C9ORF72 and UBQLN2 mutations are causes of amyotrophic lateral sclerosis in New Zealand

A genetic and pathologic study using banked human brain tissue

Neurobiology of Aging
Volume 49, January 2017, Pages 214.e1-214.e5
Emma L. Scotter, Leon Smyth, James W.T. Bailey, Chun-Hao Wong, Martinade Majo, Caroline A. Vance, Beth J. Synek, Clinton Turner, Jennifer Pereira, Alison Charleston, Henry J. Waldvogel, Maurice A. Curtis, Mike Dragunow, Christopher E. Shaw, Bradley N. Smith, Richard L.M. Faull

With a total population of only 4.5 million and an estimated current cohort of 300 people living with ALS, ALS research in New Zealand to date has been on a small scale. However, after 20 years of banking brain tissue and with growing national and international support for ALS research, the time was ripe for characterization of the Neurological Foundation Douglas Human Brain Bank as a foundation for growth of a New Zealand ALS research programme.
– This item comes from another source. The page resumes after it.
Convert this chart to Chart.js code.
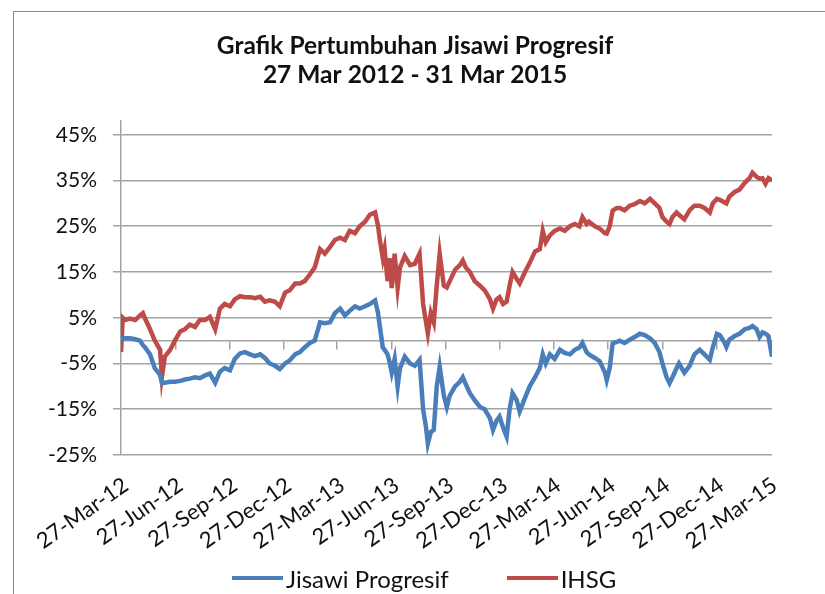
<!DOCTYPE html>
<html><head><meta charset="utf-8">
<script src="https://cdn.jsdelivr.net/npm/chart.js@4.4.1/dist/chart.umd.min.js"></script>
<style>
html,body{margin:0;padding:0;background:#fff;}
#wrap{position:relative;width:825px;height:594px;overflow:hidden;}
#frame{position:absolute;left:13px;top:11px;width:900px;height:700px;border:1px solid #8a8a8a;box-sizing:border-box;}
canvas{position:absolute;left:0;top:0;}
#legend{position:absolute;left:232px;top:563px;height:30px;display:flex;align-items:center;white-space:nowrap;
  font-family:Lato,"Open Sans",sans-serif;font-size:24px;color:#111;}
#legend .item{display:flex;align-items:center;margin-right:58px;}
#legend .sw{display:inline-block;width:51px;height:4px;margin-right:3px;}
</style></head><body>
<div id="wrap"><div id="frame"></div><canvas id="c" width="825" height="594"></canvas><div id="legend"></div></div>
<script>
// days since 27 Mar 2012
const dayOffsets = [0,3,7,15,24,32,37,40,49,57,66,69,74,83,91,100,108,116,125,133,142,150,159,167,175,184,192,201,209,218,226,235,243,251,260,268,277,285,294,302,310,319,327,336,344,353,361,370,378,386,395,403,412,420,429,434,437,442,445,450,454,457,462,467,471,479,488,496,504,510,515,518,523,528,533,538,545,550,555,564,572,577,582,589,597,606,614,623,628,634,639,645,651,656,661,668,673,682,690,699,707,712,717,724,732,741,749,758,766,774,779,786,790,800,808,817,820,825,830,837,842,850,859,867,876,884,893,901,909,914,921,926,931,938,942,951,960,968,977,985,994,999,1006,1011,1019,1022,1027,1036,1044,1053,1061,1066,1073,1078,1083,1088,1093,1099];
const ihsg = [-2.5,5,4.5,4.8,4.5,5.5,6,5,2.5,0,-2,-8,-3.5,-2,0,2,2.5,3.5,3,4.5,4.5,5.2,2.5,7,8,7.5,9,9.7,9.5,9.5,9.3,9.6,8.5,8.8,8.5,7.5,10.5,11,12.5,12.5,13,14.5,16,20,19,20.5,22,22.5,22,24,23.5,25,26,27.5,28,25,22,18,20,13,18,11.5,19,11.5,16,18.5,16.5,16.8,19,8,4,1.6,6,4,12,19,12,11.6,13,15.5,16.5,17.5,16,15,13,12,11,9,7,9,9.5,8,8.5,12,15,13.5,12.5,15,17,19.5,20,24,21.5,23,24,24.5,24,25,25.5,25,27,25.5,26,25,24.5,23.5,23.4,25,28.4,29,29,28.5,29.5,29.8,30.5,30,31,30,29,27,26,25.5,27,28,27.5,26.5,28.5,29.5,29.5,29,28,30,31,30.8,30.2,30,31.5,32.5,33,34.5,35.5,36.7,35.8,35.4,35.5,34.3,35.5,35];
const jisawi = [0,0.5,0.5,0.5,0.3,0,-1,-1.4,-3,-6,-7.5,-9.3,-9.2,-9,-9,-8.8,-8.5,-8.3,-8,-8.2,-7.6,-7.2,-9.2,-6.8,-6,-6.5,-4,-2.8,-2.5,-3,-3.4,-3,-3.8,-5,-5.5,-6.2,-5,-4.3,-3,-2.5,-1.5,-0.5,0,4,3.8,4,6,7,5.5,6.5,7.5,7,7.5,8,8.8,6,3,-1.5,-2,-3,-5,-7,-4,-10,-6,-3.5,-5,-5.5,-4.2,-15,-19,-22.5,-20,-19.5,-10,-5.7,-12,-14.5,-12,-10,-9,-8,-9.5,-11.5,-13,-14.5,-15,-17,-19.5,-17.5,-16.6,-19,-21,-15,-11.5,-13,-15.5,-12.5,-10,-8,-6,-3,-5,-3,-4,-2,-2.7,-3,-2,-1.5,-0.5,-2.5,-3,-3.8,-4.5,-7,-8.6,-6,-0.6,-0.3,0,-0.5,0.2,0.8,1.5,1.2,0.5,-0.5,-2.5,-5,-8,-9.3,-8,-6,-5,-7,-5.5,-3,-2,-3,-4.2,-1.5,1.5,1.2,-0.5,-1.4,0.2,1,1.5,2.5,2.8,3.2,2.5,0.8,1.8,1.5,1,-3.5];
const tickDays = [0,92,184,275,365,457,549,640,730,822,914,1005,1095];
const tickLabels = ['27-Mar-12','27-Jun-12','27-Sep-12','27-Dec-12','27-Mar-13','27-Jun-13','27-Sep-13','27-Dec-13','27-Mar-14','27-Jun-14','27-Sep-14','27-Dec-14','27-Mar-15'];
const yTicks = [-25,-15,-5,5,15,25,35,45];
const seriesNames = ['Jisawi Progresif','IHSG'];
const seriesColors = ['#4a7ebb','#be4b48'];

const gridCol = '#a3a3a3';
const FONT = 'Lato, "Open Sans", sans-serif';
const toPts = arr => dayOffsets.map((d,i)=>({x:d,y:arr[i]}));
const setXTicks = s => { s.ticks = tickDays.map(v=>({value:v})); };

const htmlLegend = {
  id:'htmlLegend',
  afterUpdate(chart){
    const box = document.getElementById('legend');
    box.innerHTML = '';
    const items = Chart.defaults.plugins.legend.labels.generateLabels(chart);
    items.forEach(it=>{
      const d = document.createElement('span'); d.className='item';
      const sw = document.createElement('span'); sw.className='sw'; sw.style.background = it.strokeStyle;
      const t = document.createElement('span'); t.textContent = it.text;
      d.appendChild(sw); d.appendChild(t); box.appendChild(d);
    });
  }
};

new Chart(document.getElementById('c'), {
  type: 'line',
  data: { datasets: [
    {label: seriesNames[0], data: toPts(jisawi), borderColor:seriesColors[0], backgroundColor:seriesColors[0], borderWidth:4.5, pointRadius:0, tension:0, xAxisID:'x', yAxisID:'y'},
    {label: seriesNames[1], data: toPts(ihsg), borderColor:seriesColors[1], backgroundColor:seriesColors[1], borderWidth:4.5, pointRadius:0, tension:0, xAxisID:'x', yAxisID:'y'}
  ]},
  plugins:[htmlLegend],
  options: {
    responsive:false, animation:false, devicePixelRatio:1,
    layout:{padding:{left:5,right:0,top:0,bottom:0}},
    plugins:{
      title:{display:true, text:['Grafik Pertumbuhan Jisawi Progresif','27 Mar 2012 - 31 Mar 2015'],
        font:{family:FONT, size:24.5, weight:'bold', lineHeight:1.184}, color:'#111', padding:{top:31.5,bottom:31.5}},
      legend:{display:false},
      tooltip:{enabled:false}
    },
    scales:{
      x:{type:'linear', position:'bottom', min:0, max:1099,
         grid:{display:false, drawTicks:false}, border:{display:false},
         afterBuildTicks:setXTicks,
         ticks:{autoSkip:false, minRotation:35, maxRotation:35, padding:17, labelOffset:5,
           font:{family:FONT,size:22}, color:'#111', callback:(v,i)=>tickLabels[i]},
         afterFit:s=>{s.height=139;}},
      x2:{type:'linear', position:{y:0}, min:0, max:1099,
         grid:{drawOnChartArea:false, tickLength:8, color:gridCol, lineWidth:1.5},
         border:{color:gridCol, width:1.5},
         afterBuildTicks:setXTicks, ticks:{display:false}},
      y:{type:'linear', position:'left', min:-25, max:48,
         afterBuildTicks:s=>{ s.ticks = yTicks.map(v=>({value:v})); },
         grid:{color:gridCol, lineWidth:1.5, tickLength:8},
         border:{color:gridCol, width:1.5},
         ticks:{padding:16, font:{family:FONT,size:21}, color:'#111', callback:v=>v+'%'},
         afterFit:s=>{s.width=116;}},
      yR:{type:'linear', position:'right', min:0, max:1,
         grid:{display:false, drawTicks:false}, border:{display:false}, ticks:{display:false},
         afterFit:s=>{s.width=53;}}
    }
  }
});
</script>
</body></html>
This study examined genetic and pathologic features of ALS in New Zealand using banked brain tissue. It was identified that C9ORF72 and UBQLN2 are genetic causes of ALS in New Zealand and confirmed that cases with these mutations display characteristic neuropathological lesions. These findings will allow best utilisation and sharing of the existing bequests as well as helping establishing a platform for larger genetic and neuropathological studies of ALS in New Zealand.